Jesse Ryder speaks of night he was attacked

JESSE RYDER: "We've all heard the stories of guys hitting their heads and dying after being punched and falling to the ground. I look back and think I am lucky not to be dead."
JESSE RYDER: "We've all heard the stories of guys hitting their heads and dying after being punched and falling to the ground. I look back and think I am lucky not to be dead."

As the blackness receded and Jesse Ryder regained consciousness after 56 hours in an induced coma, one of his first thoughts was, ''Oh, God, not another issue!''

Controversy and Ryder have gone hand-in-hand since the burly batsman burst onto the New Zealand cricket scene in 2008.

Late-night drinking, a hand slashed when he stuck it through a toilet window, more late-night drinking, verbally abusing team manager Dave Currie - no wonder he thought he was in trouble again.

But this time the next ''issue'' - inadvertently taking a banned drug - was still some time away. Before that, he had a bigger struggle on his hands, namely fighting for his life.

In late March, Ryder was rushed to intensive care with a suspected fractured skull and a serious lung injury after being attacked in the early hours of the morning outside a Christchurch bar.

He spent 56 hours in an induced coma while fans, friends and strangers held candlelight vigils as word spread that one of the country's most talented and polarising sportsmen was in a precarious state.

Ryder, seven months on and by his own admission not a ''deep and meaningful'' person, realises how lucky he is to be alive.

''After being told what happened, you start thinking a bit.
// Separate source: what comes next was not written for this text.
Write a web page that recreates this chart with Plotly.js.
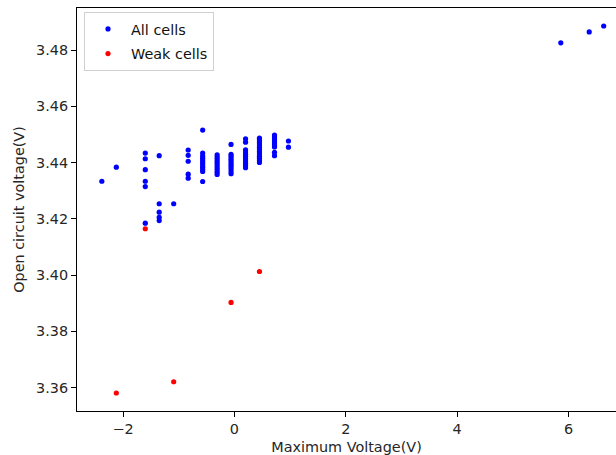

I mean, we've all heard the stories of guys hitting their heads and dying after being punched and falling to the ground,'' he said.

''I look back and think I am lucky not to be dead.''

The 29-year-old still has no recollection of what went on that night in Christchurch.
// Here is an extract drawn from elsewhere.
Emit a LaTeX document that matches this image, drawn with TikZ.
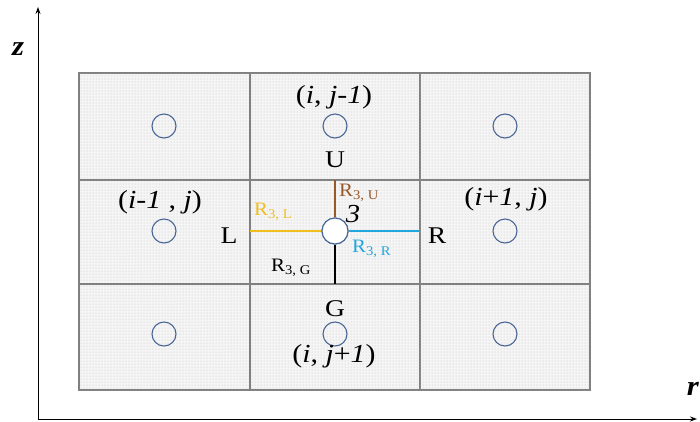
\documentclass[tikz,border=0pt]{standalone}
\usepackage{graphicx}
\usepackage{fontspec}
\setmainfont{Liberation Serif}
\usetikzlibrary{patterns,arrows.meta}
\definecolor{gridgray}{HTML}{808080}
\definecolor{cellfill}{HTML}{F5F5F5}
\definecolor{dotgray}{HTML}{BEBEBE}
\definecolor{circedge}{HTML}{4A6696}
\definecolor{rbrown}{HTML}{99582A}
\definecolor{ryellow}{HTML}{F0BE1E}
\definecolor{rblue}{HTML}{22A6DE}
\newcommand{\hstr}[2][1.2]{\scalebox{#1}[1]{#2}}
\begin{document}
\begin{tikzpicture}[x=1pt,y=-1pt,
  cell/.style={draw=gridgray,line width=1.4pt,fill=cellfill,postaction={pattern=dots,pattern color=dotgray}},
  nodecirc/.style={circle,draw=circedge,line width=1.1pt,minimum size=24pt,inner sep=0pt},
  coordlab/.style={font=\fontsize{26}{28}\selectfont,inner sep=0pt},
  big/.style={font=\fontsize{24}{26}\selectfont,inner sep=0pt},
  rlab/.style={font=\fontsize{19}{21}\selectfont,inner sep=0pt},
  axis/.style={line width=0.9pt,-{Stealth[length=7pt,width=5pt]}},
  res/.style={line width=2.8pt}]
\useasboundingbox (0,0) rectangle (700,421);
% cells
\foreach \xa/\xb in {79/250,250/420,420/590}
  \foreach \ya/\yb in {73/180,180/284,284/390}
    \draw[cell] (\xa,\ya) rectangle (\xb,\yb);
% axes
\coordinate (orig) at (38,419);
\coordinate (ztop) at (38,7);
\coordinate (rend) at (697,419);
\draw[axis] (orig) -- (ztop);
\draw[axis] (orig) -- (rend);
\node[font=\fontsize{28}{30}\selectfont\bfseries\itshape,inner sep=0pt] (zl) at (18,49) {\hstr[1.1]{z}};
\node[font=\fontsize{28}{30}\selectfont\bfseries\itshape,anchor=east,inner sep=0pt] (rl) at (699,389) {\hstr[1.1]{r}};
% side circles
\node[nodecirc] (c11) at (164,126) {};
\node[nodecirc] (c12) at (335,126) {};
\node[nodecirc] (c13) at (505,126) {};
\node[nodecirc] (c21) at (164,231) {};
\node[nodecirc] (c23) at (505,231) {};
\node[nodecirc] (c31) at (164,334) {};
\node[nodecirc] (c32) at (335,334) {};
\node[nodecirc] (c33) at (505,334) {};
% boundary coordinates
\coordinate (bu) at (335,180);
\coordinate (bg) at (335,284);
\coordinate (bl) at (250,231);
\coordinate (br) at (420,231);
% resistances
\node[nodecirc,minimum size=26pt] (c3) at (335,231) {};
\draw[res,rbrown] (c3.north) -- (bu);
\draw[res,black] (c3.south) -- (bg);
\draw[res,ryellow] (c3.west) -- (bl);
\draw[res,rblue] (c3.east) -- (br);
\node[nodecirc,minimum size=26pt,fill=white] at (c3) {};
% labels
\node[coordlab] (t1) at (334,97) {\hstr[1.15]{(\textit{i}, \textit{j}-\textit{1})}};
\node[big] (tu) at (335,160) {\hstr[1.15]{U}};
\node[coordlab] (t2) at (160,202) {\hstr[1.15]{(\textit{i}-\textit{1} , \textit{j})}};
\node[big] (tl) at (229,236) {\hstr[1.15]{L}};
\node[coordlab] (t3) at (506,199) {\hstr[1.15]{(\textit{i}+\textit{1}, \textit{j})}};
\node[big] (tr) at (437,236) {\hstr[1.15]{R}};
\node[big] (tg) at (335,309) {\hstr[1.15]{G}};
\node[coordlab] (t4) at (334,356) {\hstr[1.15]{(\textit{i}, \textit{j}+\textit{1})}};
\node[coordlab] (t3n) at (353,214) {\hstr[1.1]{\textit{3}}};
\node[rlab,text=rbrown,anchor=west] (ru) at (339,193) {\hstr[1.1]{R\textsubscript{3, U}}};
\node[rlab,text=ryellow,anchor=west] (rll) at (254,212) {\hstr[1.1]{R\textsubscript{3, L}}};
\node[rlab,text=rblue,anchor=west] (rr) at (352,249) {\hstr[1.1]{R\textsubscript{3, R}}};
\node[rlab,text=black,anchor=west] (rg) at (271,268) {\hstr[1.1]{R\textsubscript{3, G}}};
\end{tikzpicture}
\end{document}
His last memory is of going to a bar with his Wellington team-mates; the rest he's pieced together based on eyewitness accounts.

''It was just black. I just woke up all of a sudden after 56 hours or so, I think it was, just bang, like that,'' Ryder said of regaining consciousness.

''I remember waking up and trying to pull the tube out of my throat and then someone had to stop me from doing that.

''But, yeah, I couldn't really believe it. I didn't know where I was, what had happened. Someone told me I'd been jumped, hit from behind and had whacked my head.''

Ryder's long-time manager and close friend Aaron Klee was one of the first to reach his hospital bedside and initially feared the worst.

''I didn't know what I was going to find so that was pretty scary,'' Klee said.

''I've joked with Jesse since then that the 56 hours he was in a coma was the easiest 56 hours I've had managing him because he didn't argue or make my job difficult!

''Thankfully we can joke about it now given how well he recovered.

''Fronting the media on day two was one of the hardest things I've ever done.

''The emotions were still pretty raw and I did the interview at the police station.

''We still didn't know what his condition was, so it was really hard to say whether he was going to be OK or not.''

While Ryder was in intensive care, messages of support came flooding in from everywhere, including Prime Minister John Key.

For someone accustomed to being a public villain, Ryder still can't believe the concern so many people showed for him.

''The support was amazing. It was ridiculous, really. I was still getting letters and stuff months after I returned home,'' he said.

''I would love to actually take this opportunity to thank all the people who supported me through that time. It was overwhelming.''

That support would prove crucial for Ryder who was about to embark on one of the toughest periods of his life.

After spending six days in Christchurch Hospital, he was discharged and returned to his home in Wellington under the cover of darkness, helped by a commercial airline that allowed him to bypass the usual terminal process for checking in. The next morning, his doorbell started ringing and members of the media camped outside his house hoping for a picture.

At one point he remembers ''losing it'' after being followed by a particularly persistent photographer through Lower Hutt.

But behind closed doors, he was struggling too.

''At first, I just couldn't walk properly. My balance was just so off and I was struggling to walk and the weakness was crazy,'' Ryder said.

''Just walking to the bathroom and back, I'd be breathless, you know, taking in big, deep breaths.

''It took ages to get back to normal.''

And in the middle of that rehabilitation he was told he'd failed a drug test.

After taking a pill to help with weight loss during the previous season, one of Ryder's urine samples revealed traces of banned stimulants 1-Phenylbutan-2-amine (PBA) and alpha-diethyl-benzeethanamine (DEBEA).

He was contacted about the failed test in early April - days after returning home to Wellington - and the only saving grace was that the news didn't break until August, by which point he'd served the bulk of a six-month ban.  

Ryder said he took a supplement, Gaspari Detonate, ''maybe five times and the last of those times was maybe a week out from a competition game''.